4. What is your daily writing routine?

Sadly I do not have a daily writing routine. I currently have a career as a licensed financial adviser. After work most nights I run and work-out, I am also a grand father to two amazing grand children so during the week there is not any time to write. My time for writing is early weekend mornings when I am usually up at 6:30 and can write an hour or two. Many times while out on a run, new poems and stories flow through my mind and some lines are written when I return to home.

5. What motivates your writing?

Simply being out on a run. I love to run and think about poetry, short stories or a sentence that will begin the inspiration. Here is an example of one creation of an idea from a run. One summer morning out on a hot Florida run with the sun burning,I took refuge behind a medical building that cast a cooler shade. In a few moments a police car slowly passed me, took a quick look and continued on. The balance of my run had me thinking that I could have been behind that building to case the back doors or to steal something from the parked cars. I used this idea to start a short story called “Sinful Runner/.”

The story was about an unemployed father living in an exclusive gated community who could no longer meet his financial obligations. He took up running and eventually learned about every neighbor’s schedules while running and began to break into homes and stealing jewelry under the disguise of neighborhood runner. “Sinful Runner” has been published in three different literary journals and was my favorite short story to write.

6. How do the writers you read when you were young influence you today?

I loved the first time I discovered Emily Dickinson. Her poetry spoke to me with its innovation and brevity. I have always written short poems, I love to compress words and sentences into short usually under 16 sentence poems. As far as a novelist ,Hermann Hesse and Phillip K.Dick influence my short stories as I love to write either philosophical or science fiction type what-if stories.

7. Whom of today’s writers do you admire the most and why?

I prefer to read classic fiction and poetry from the 1890’s to 1970’s so unfortunately I do not read any best sellers. When I do read today’s writers I prefer non-fiction or fictional history. I love Eric Larsen especially The Devil In The White City, which I hope becomes a movie. In the same vain I also read David McCullough and just recently finished “The Wright Brothers.” My time spend reading modern poetry has been focused on poets to be discovered. Many of my friends on Facebook are writers and there is always a supply of great writing to discover. I also am a member of Facebook poetry groups and love reading new writers. As a photographer and through social media I have met and collaborated with other poets. We have had multiple publications with these Ekphrastic collaborations. The three poets discovered who have provided great new poems for my photography and multiple publications together are: Deborah Setiyawati. Sharon Dina Rose Regala and Nicole Surginer.

8. What would you say to someone who asked you “How do you become a writer?”
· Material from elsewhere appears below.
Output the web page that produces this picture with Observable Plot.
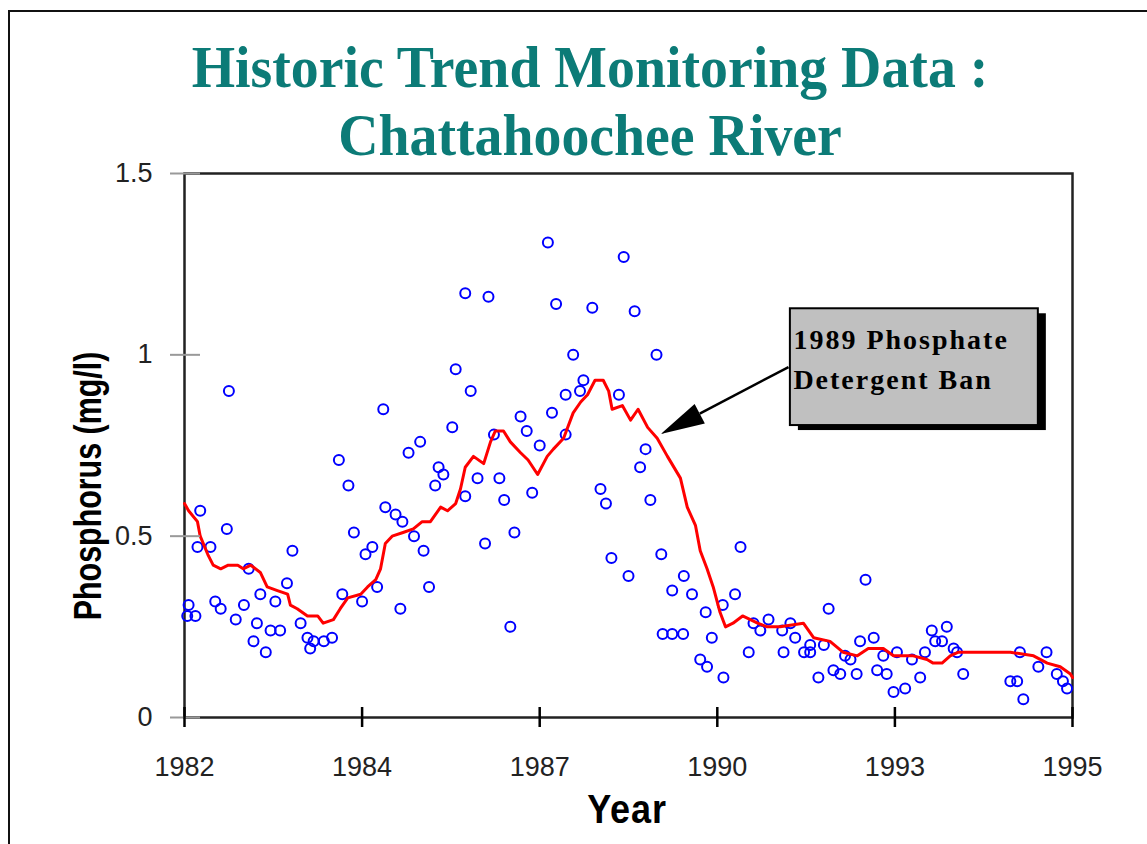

“Read, read read.” I would say first be a lover of reading, learn about your craft and begin your passion with a goal in mind. Find support, even if it is only that one person who understands your new talent and will give feedback. We all need that one muse that can inspire us. When you are ready, do not be afraid to submit your work and share with the world. We all have had rejections. Then one day comes your first acceptance and that is when the passion is truly lit. My favorite poet said my favorite quote; “I love my rejection slips. They show me I try;” Sylvia Plath.
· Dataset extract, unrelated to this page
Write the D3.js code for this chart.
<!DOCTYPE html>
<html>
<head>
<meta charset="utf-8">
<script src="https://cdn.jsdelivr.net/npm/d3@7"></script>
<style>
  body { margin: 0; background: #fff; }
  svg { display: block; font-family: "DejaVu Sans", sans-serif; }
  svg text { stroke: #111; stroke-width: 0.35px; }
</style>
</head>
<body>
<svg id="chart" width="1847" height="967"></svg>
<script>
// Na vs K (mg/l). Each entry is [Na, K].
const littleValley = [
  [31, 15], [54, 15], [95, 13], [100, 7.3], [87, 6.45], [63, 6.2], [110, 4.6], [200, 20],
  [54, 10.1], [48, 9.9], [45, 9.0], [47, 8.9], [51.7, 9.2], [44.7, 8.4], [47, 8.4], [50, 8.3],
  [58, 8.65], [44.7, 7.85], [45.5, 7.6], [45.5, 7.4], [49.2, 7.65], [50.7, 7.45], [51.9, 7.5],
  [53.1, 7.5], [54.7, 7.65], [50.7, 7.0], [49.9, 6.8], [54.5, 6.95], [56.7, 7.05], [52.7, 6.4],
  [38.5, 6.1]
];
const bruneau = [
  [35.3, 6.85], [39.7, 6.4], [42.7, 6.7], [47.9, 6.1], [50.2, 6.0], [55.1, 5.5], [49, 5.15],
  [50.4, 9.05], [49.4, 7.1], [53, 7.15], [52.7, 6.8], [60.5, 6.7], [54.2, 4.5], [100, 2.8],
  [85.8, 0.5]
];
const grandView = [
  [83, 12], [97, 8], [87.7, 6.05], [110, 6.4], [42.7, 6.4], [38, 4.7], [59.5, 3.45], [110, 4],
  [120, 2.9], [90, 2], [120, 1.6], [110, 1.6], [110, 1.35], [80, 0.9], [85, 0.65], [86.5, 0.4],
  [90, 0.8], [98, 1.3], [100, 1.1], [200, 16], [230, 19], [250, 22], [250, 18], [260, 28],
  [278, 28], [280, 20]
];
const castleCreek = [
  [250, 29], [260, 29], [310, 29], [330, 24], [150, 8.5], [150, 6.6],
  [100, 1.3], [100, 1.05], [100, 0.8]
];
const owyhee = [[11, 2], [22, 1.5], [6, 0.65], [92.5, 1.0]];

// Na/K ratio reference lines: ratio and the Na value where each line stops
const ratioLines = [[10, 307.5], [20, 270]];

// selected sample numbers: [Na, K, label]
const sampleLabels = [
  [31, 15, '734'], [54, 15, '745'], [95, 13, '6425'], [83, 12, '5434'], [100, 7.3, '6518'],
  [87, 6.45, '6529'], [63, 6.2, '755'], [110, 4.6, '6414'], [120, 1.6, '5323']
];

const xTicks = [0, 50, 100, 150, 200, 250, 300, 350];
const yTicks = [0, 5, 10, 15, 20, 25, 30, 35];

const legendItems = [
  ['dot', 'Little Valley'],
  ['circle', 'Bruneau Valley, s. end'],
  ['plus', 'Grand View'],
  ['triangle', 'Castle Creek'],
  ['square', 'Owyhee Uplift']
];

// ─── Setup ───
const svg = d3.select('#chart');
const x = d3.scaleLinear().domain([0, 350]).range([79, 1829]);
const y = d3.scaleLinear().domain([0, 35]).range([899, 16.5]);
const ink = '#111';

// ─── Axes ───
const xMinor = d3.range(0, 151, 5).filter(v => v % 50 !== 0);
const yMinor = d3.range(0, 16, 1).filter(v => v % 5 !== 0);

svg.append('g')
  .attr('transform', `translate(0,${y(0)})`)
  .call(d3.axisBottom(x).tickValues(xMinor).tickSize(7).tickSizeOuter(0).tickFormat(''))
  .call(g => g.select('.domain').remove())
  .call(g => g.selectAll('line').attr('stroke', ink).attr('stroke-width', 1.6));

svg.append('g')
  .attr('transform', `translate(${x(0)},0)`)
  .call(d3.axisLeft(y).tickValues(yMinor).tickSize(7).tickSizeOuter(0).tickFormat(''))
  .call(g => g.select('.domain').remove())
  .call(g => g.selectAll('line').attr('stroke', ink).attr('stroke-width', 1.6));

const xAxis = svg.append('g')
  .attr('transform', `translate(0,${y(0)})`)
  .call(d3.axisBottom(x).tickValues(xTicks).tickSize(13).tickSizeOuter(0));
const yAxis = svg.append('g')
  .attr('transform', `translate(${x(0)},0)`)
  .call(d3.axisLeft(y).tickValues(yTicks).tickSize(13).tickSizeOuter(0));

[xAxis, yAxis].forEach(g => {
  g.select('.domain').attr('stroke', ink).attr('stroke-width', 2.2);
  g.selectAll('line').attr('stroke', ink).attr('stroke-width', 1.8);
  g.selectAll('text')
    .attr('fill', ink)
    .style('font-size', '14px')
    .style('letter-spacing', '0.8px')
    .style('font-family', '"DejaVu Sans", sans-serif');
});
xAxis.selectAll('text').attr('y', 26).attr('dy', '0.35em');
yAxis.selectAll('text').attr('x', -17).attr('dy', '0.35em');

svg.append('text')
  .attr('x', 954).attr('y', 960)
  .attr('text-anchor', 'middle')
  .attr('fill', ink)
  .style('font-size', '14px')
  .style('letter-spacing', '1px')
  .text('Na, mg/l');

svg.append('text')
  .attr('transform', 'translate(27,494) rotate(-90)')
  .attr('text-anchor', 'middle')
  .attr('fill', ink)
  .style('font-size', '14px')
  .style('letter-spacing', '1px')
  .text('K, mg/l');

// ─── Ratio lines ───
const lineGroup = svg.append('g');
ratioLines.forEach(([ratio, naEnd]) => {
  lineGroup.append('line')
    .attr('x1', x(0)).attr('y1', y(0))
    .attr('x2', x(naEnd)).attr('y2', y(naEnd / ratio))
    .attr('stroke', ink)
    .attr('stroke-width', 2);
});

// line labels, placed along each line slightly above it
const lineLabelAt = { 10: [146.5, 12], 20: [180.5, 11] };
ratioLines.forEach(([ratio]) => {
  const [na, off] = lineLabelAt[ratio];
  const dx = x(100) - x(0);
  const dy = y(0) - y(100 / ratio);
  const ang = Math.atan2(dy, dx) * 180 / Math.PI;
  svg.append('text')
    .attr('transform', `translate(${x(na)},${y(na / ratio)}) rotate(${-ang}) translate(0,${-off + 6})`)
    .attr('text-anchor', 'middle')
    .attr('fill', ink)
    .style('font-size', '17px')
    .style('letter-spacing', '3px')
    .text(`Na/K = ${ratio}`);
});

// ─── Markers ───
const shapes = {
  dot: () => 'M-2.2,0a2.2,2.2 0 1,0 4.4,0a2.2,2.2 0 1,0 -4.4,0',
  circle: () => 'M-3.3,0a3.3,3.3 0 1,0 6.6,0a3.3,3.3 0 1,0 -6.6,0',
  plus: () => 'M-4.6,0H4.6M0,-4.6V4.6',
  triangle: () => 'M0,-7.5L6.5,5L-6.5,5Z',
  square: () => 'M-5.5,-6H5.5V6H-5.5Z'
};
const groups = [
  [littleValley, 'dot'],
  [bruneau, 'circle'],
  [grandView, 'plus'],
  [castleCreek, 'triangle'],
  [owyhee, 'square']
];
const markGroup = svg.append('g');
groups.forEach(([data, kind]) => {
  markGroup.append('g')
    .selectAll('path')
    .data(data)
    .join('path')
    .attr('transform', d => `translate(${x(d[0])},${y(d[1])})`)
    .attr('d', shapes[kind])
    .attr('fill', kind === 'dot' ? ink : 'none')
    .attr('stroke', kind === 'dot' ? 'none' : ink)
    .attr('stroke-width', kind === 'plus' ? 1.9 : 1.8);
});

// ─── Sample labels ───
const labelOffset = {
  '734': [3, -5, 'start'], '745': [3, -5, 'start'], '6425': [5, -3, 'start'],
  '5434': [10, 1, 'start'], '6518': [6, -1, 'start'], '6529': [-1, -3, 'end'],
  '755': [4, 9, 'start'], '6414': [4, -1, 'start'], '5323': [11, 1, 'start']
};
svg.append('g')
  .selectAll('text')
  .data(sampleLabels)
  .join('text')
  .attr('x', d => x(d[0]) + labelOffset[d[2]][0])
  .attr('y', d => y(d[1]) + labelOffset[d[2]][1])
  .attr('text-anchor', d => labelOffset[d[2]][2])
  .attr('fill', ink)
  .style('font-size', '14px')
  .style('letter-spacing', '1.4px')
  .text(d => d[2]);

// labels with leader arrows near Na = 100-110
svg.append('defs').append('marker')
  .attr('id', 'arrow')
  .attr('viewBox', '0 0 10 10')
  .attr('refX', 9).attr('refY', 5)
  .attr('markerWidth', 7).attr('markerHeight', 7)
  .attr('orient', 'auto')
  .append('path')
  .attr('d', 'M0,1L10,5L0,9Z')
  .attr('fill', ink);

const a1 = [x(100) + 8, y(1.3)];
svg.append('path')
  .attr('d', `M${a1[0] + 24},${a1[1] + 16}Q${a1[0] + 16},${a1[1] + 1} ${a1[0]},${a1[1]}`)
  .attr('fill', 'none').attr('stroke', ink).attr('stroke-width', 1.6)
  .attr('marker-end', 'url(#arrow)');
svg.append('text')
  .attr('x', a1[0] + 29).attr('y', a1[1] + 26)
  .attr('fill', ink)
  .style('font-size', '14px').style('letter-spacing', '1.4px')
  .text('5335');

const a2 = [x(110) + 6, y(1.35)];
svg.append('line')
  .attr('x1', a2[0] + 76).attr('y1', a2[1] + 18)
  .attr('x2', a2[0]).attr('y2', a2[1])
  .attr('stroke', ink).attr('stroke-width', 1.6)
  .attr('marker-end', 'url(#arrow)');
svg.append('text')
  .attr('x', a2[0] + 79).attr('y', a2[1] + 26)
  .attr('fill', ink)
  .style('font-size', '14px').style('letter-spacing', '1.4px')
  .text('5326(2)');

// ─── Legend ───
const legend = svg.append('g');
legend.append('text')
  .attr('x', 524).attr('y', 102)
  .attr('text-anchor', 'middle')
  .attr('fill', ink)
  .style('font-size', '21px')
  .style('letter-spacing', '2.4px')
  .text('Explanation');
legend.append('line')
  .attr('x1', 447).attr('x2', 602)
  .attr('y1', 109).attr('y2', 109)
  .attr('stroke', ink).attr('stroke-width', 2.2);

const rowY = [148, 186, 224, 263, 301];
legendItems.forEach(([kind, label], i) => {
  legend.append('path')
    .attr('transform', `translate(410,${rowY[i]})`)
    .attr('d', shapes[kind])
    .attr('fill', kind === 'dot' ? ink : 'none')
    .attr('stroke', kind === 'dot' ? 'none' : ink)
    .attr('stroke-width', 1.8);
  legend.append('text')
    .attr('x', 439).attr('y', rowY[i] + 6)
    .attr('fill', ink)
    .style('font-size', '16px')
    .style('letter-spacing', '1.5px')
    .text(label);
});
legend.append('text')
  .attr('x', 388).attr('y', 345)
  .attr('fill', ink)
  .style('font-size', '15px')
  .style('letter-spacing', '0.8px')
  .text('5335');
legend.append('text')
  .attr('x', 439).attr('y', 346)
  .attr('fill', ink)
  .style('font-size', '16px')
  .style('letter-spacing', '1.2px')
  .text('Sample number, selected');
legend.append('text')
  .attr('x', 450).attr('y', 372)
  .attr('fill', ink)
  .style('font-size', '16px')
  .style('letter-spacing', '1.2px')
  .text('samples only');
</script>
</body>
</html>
9. Tell me about a writing project you are involved in at the moment.

Currently I am working on two different science fiction short stories. I always enjoyed reading science fiction when I was a young boy. One is a Dystobian story concerning government control of what the citizens are allowed to read. My second short story discusses a world controlled by men and the women revolt and bring a final forever peace. I was happy to be notified of an acceptance of my first 10 minute play being published. In the future I will shop this work to local playhouses and hopefully one day I can produce my play. Lastly I continue to write poetry often combining the poems with my photography.